VOCÊ SE SENTE RECOMPENSADA POR TODO SEU TRABALHO?
Monique Alves – Recompensada não. Porque o preconceito continua o mesmo,
a discriminação continua a mesma, os problemas continuam o mesmo, apesar de
todas essas conquistas que acabei de falar, no entanto é só no papel, se não estivermos
lá, lutando, brigando, fazendo e acontecendo não vale nada. Então assim, não me
sinto recompensada, mas me sinto gratificada, em paz com minha alma, minha consciência.
Vê hoje pessoas que antes apedrejavam homossexuais jogar flores, fico em estado
de êxtase, vejo gente que antigamente se pudessem mandavam matar homossexuais, nos
tratavam como se não fossemos gente, hoje dizem que não sente nada, dizem que
não tem preconceito, até se juntam a nós, apoiam nossa causa, para mim isso é
como se fosse um prêmio.
QUAL O CONSELHO VOCÊ DARIA PARA AS TRAVESTIS QUE ESTÃO COMEÇANDO?
Monique Alves – Fica difícil dizer o que é certo e o que é errado, pois
o que é certo pra um pode não ser certo pra outro.
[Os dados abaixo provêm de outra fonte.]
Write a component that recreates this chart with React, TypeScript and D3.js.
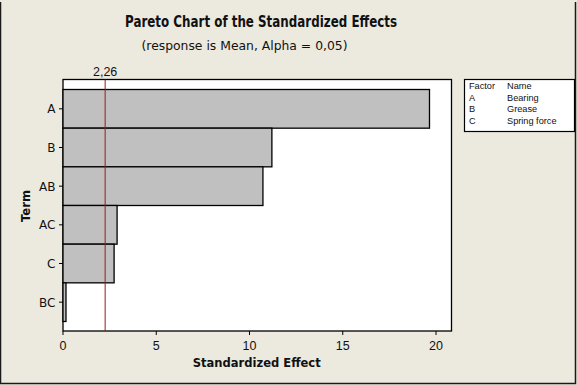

Mas eu aconselho a toda
pessoa homossexual, não só travesti que tomem mais cuidado com a vida, que se
previnam das DST, da violência. Que aproveite as oportunidades. Homossexual só
vale alguma coisa se ele for rico, pobre não vale nada. Se você olha pra uma bicha
velha, pobre e arrasada, ela esta lascada. A pessoa que é homossexual tem que
estudar, se formar, procurar ser gente. Pois mesmo que não consigam respeito
pelo lado humano, conseguirão pelo lado social, pelo status, pela imposição que
a condição social lhe dar. Pois no Brasil ainda temos essa cultura de todo
mundo só valer o que tem. Se a pessoa tiver uma galinha, vale uma galinha. Se
ela não tem nada, não vale nada, infelizmente.
VEJA O QUE ALGUMAS PESSOAS LIGADAS AO MOVIMENTO LGBT DIZEM SOBRE MONIQUE ALVES:
"Sua Força de Vontade, é um incentivo."
Maria Laura dos Reis - Grupo Piauiense de
Travestis e Transexuais do Estado do
Piauí
"Simplesmente mulher
Forte,guerreira e firme nos seus
pensamentos."
Farias Filho - Ministro de Louvor da Igreja da Comunidade
Metropolitana
"
"A RESISTÊNCIA DE CADA TRAVESTI POR SUA IDENTIDADE DE GÊNERO É REFORÇO NA TRANSFORMAÇÃO DA SOCIEDADE."
VÍTOR KOZLOWSKI
COORDENADOR DO CENTRO DE REFERÊNCIA LGBT "RAIMUNDO PEREIRA"
"PARAFRASEIO MILTON: MONIQUE ALVES É O TOM, É A COR É O SUOR É A DOSE MAIS FORTE E LENTA UM SER HUMANO QUE MERECE VIVER E AMAR COMO OUTRO QUALQUER DO PLANETA."